BEGIN

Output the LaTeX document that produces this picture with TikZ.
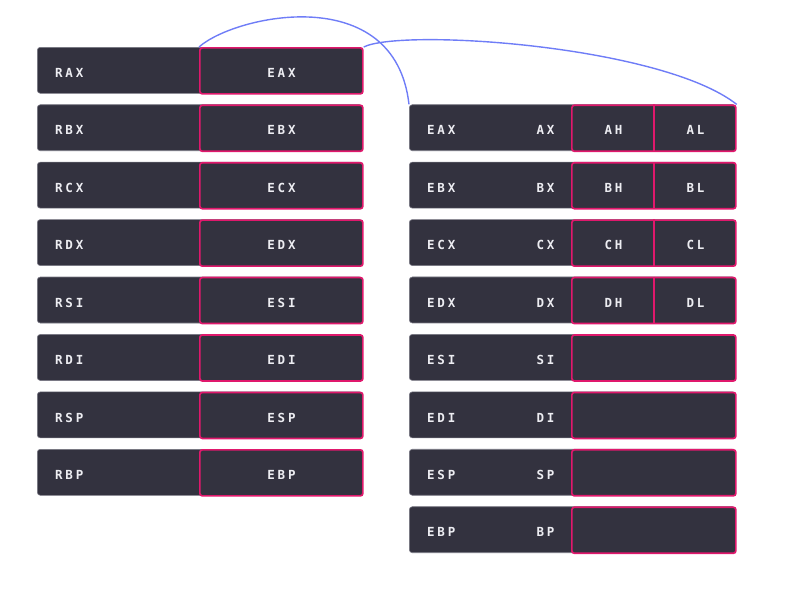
\documentclass[tikz,border=0pt]{standalone}
\usepackage{fontspec}
\newfontfamily\regfont{DejaVu Sans Mono}[LetterSpace=22]
\definecolor{boxfill}{HTML}{33323F}
\definecolor{boxedge}{HTML}{7A7985}
\definecolor{pinkc}{HTML}{E0186C}
\definecolor{linkc}{HTML}{6F7DF7}
\definecolor{labeltext}{HTML}{EDEDF2}
\tikzset{
  regbox/.style={draw=boxedge, fill=boxfill, rounded corners=3pt, line width=0.6pt,
    minimum height=46pt, inner sep=0pt, anchor=north west},
  pinkbox/.style={draw=pinkc, fill=boxfill, rounded corners=2.5pt, line width=1.7pt,
    minimum height=46pt, inner sep=0pt, anchor=north west},
  cellbox/.style={minimum height=46pt, inner sep=0pt, anchor=north west},
  lbl/.style={font=\regfont\bfseries\fontsize{12.5}{14}\selectfont, text=labeltext, inner sep=0pt},
  divider/.style={draw=pinkc, line width=1.7pt},
  link/.style={draw=linkc, line width=1.4pt}
}
\begin{document}
\begin{tikzpicture}[x=1pt,y=-1pt]
\useasboundingbox (0,0) rectangle (791,605);
% left column: 64-bit registers
\foreach \a/\b [count=\i from 0] in {RAX/EAX,RBX/EBX,RCX/ECX,RDX/EDX,RSI/ESI,RDI/EDI,RSP/ESP,RBP/EBP} {
  \pgfmathsetmacro\t{47+57.43*\i}
  \node[regbox, minimum width=325pt] (L\i) at (37,\t) {};
  \node[pinkbox, minimum width=163pt] (LE\i) at (199,\t) {};
  \node[lbl, anchor=base west] (Ln\i) at (55,\t+30.5) {\a};
  \node[lbl, anchor=base] (LEn\i) at (281.5,\t+30.5) {\b};
}
% right column: 32-bit registers
\foreach \a/\b [count=\i from 0] in {EAX/AX,EBX/BX,ECX/CX,EDX/DX,ESI/SI,EDI/DI,ESP/SP,EBP/BP} {
  \pgfmathsetmacro\t{104.4+57.43*\i}
  \node[regbox, minimum width=326pt] (R\i) at (409,\t) {};
  \node[pinkbox, minimum width=164pt] (RP\i) at (571,\t) {};
  \node[lbl, anchor=base west] (Rn\i) at (427,\t+30.5) {\a};
  \node[lbl, anchor=base east] (Rx\i) at (554.5,\t+30.5) {\b};
}
% 8-bit halves
\foreach \h/\l [count=\i from 0] in {AH/AL,BH/BL,CH/CL,DH/DL} {
  \pgfmathsetmacro\t{104.4+57.43*\i}
  \node[cellbox, minimum width=82.5pt] (H\i) at (571,\t) {};
  \node[cellbox, minimum width=81.5pt] (Lo\i) at (653.5,\t) {};
  \draw[divider] (H\i.north east) -- (H\i.south east);
  \node[lbl, anchor=base] (Hn\i) at (613.4,\t+30.5) {\h};
  \node[lbl, anchor=base] (Lon\i) at (695.4,\t+30.5) {\l};
}
% connectors
\draw[link] (LE0.north west) .. controls +(36,-32) and +(-14,-124) .. (R0.north west);
\draw[link] (LE0.north east) .. controls +(38,-19) and +(-75,-59) .. (RP0.north east);
\end{tikzpicture}
\end{document}
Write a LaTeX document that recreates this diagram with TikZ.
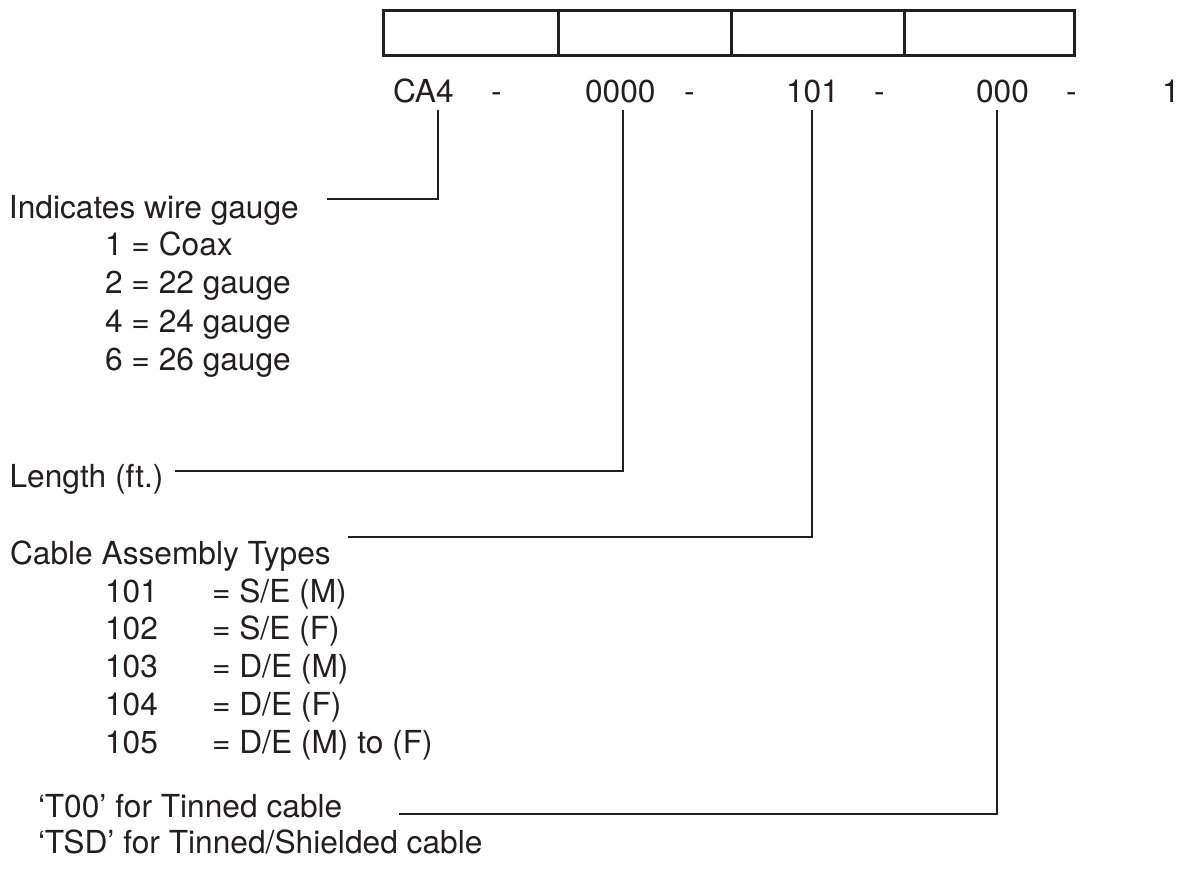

END

Retype each line of the listing above word for word. Exclude the pictures.

Output the LaTeX document that produces this picture with TikZ.
\documentclass[tikz,border=0pt]{standalone}
\usepackage{fontspec}
\newfontfamily\regfont{DejaVu Sans Mono}[LetterSpace=22]
\definecolor{boxfill}{HTML}{33323F}
\definecolor{boxedge}{HTML}{7A7985}
\definecolor{pinkc}{HTML}{E0186C}
\definecolor{linkc}{HTML}{6F7DF7}
\definecolor{labeltext}{HTML}{EDEDF2}
\tikzset{
  regbox/.style={draw=boxedge, fill=boxfill, rounded corners=3pt, line width=0.6pt,
    minimum height=46pt, inner sep=0pt, anchor=north west},
  pinkbox/.style={draw=pinkc, fill=boxfill, rounded corners=2.5pt, line width=1.7pt,
    minimum height=46pt, inner sep=0pt, anchor=north west},
  cellbox/.style={minimum height=46pt, inner sep=0pt, anchor=north west},
  lbl/.style={font=\regfont\bfseries\fontsize{12.5}{14}\selectfont, text=labeltext, inner sep=0pt},
  divider/.style={draw=pinkc, line width=1.7pt},
  link/.style={draw=linkc, line width=1.4pt}
}
\begin{document}
\begin{tikzpicture}[x=1pt,y=-1pt]
\useasboundingbox (0,0) rectangle (791,605);
% left column: 64-bit registers
\foreach \a/\b [count=\i from 0] in {RAX/EAX,RBX/EBX,RCX/ECX,RDX/EDX,RSI/ESI,RDI/EDI,RSP/ESP,RBP/EBP} {
  \pgfmathsetmacro\t{47+57.43*\i}
  \node[regbox, minimum width=325pt] (L\i) at (37,\t) {};
  \node[pinkbox, minimum width=163pt] (LE\i) at (199,\t) {};
  \node[lbl, anchor=base west] (Ln\i) at (55,\t+30.5) {\a};
  \node[lbl, anchor=base] (LEn\i) at (281.5,\t+30.5) {\b};
}
% right column: 32-bit registers
\foreach \a/\b [count=\i from 0] in {EAX/AX,EBX/BX,ECX/CX,EDX/DX,ESI/SI,EDI/DI,ESP/SP,EBP/BP} {
  \pgfmathsetmacro\t{104.4+57.43*\i}
  \node[regbox, minimum width=326pt] (R\i) at (409,\t) {};
  \node[pinkbox, minimum width=164pt] (RP\i) at (571,\t) {};
  \node[lbl, anchor=base west] (Rn\i) at (427,\t+30.5) {\a};
  \node[lbl, anchor=base east] (Rx\i) at (554.5,\t+30.5) {\b};
}
% 8-bit halves
\foreach \h/\l [count=\i from 0] in {AH/AL,BH/BL,CH/CL,DH/DL} {
  \pgfmathsetmacro\t{104.4+57.43*\i}
  \node[cellbox, minimum width=82.5pt] (H\i) at (571,\t) {};
  \node[cellbox, minimum width=81.5pt] (Lo\i) at (653.5,\t) {};
  \draw[divider] (H\i.north east) -- (H\i.south east);
  \node[lbl, anchor=base] (Hn\i) at (613.4,\t+30.5) {\h};
  \node[lbl, anchor=base] (Lon\i) at (695.4,\t+30.5) {\l};
}
% connectors
\draw[link] (LE0.north west) .. controls +(36,-32) and +(-14,-124) .. (R0.north west);
\draw[link] (LE0.north east) .. controls +(38,-19) and +(-75,-59) .. (RP0.north east);
\end{tikzpicture}
\end{document}
Write a LaTeX document that recreates this diagram with TikZ.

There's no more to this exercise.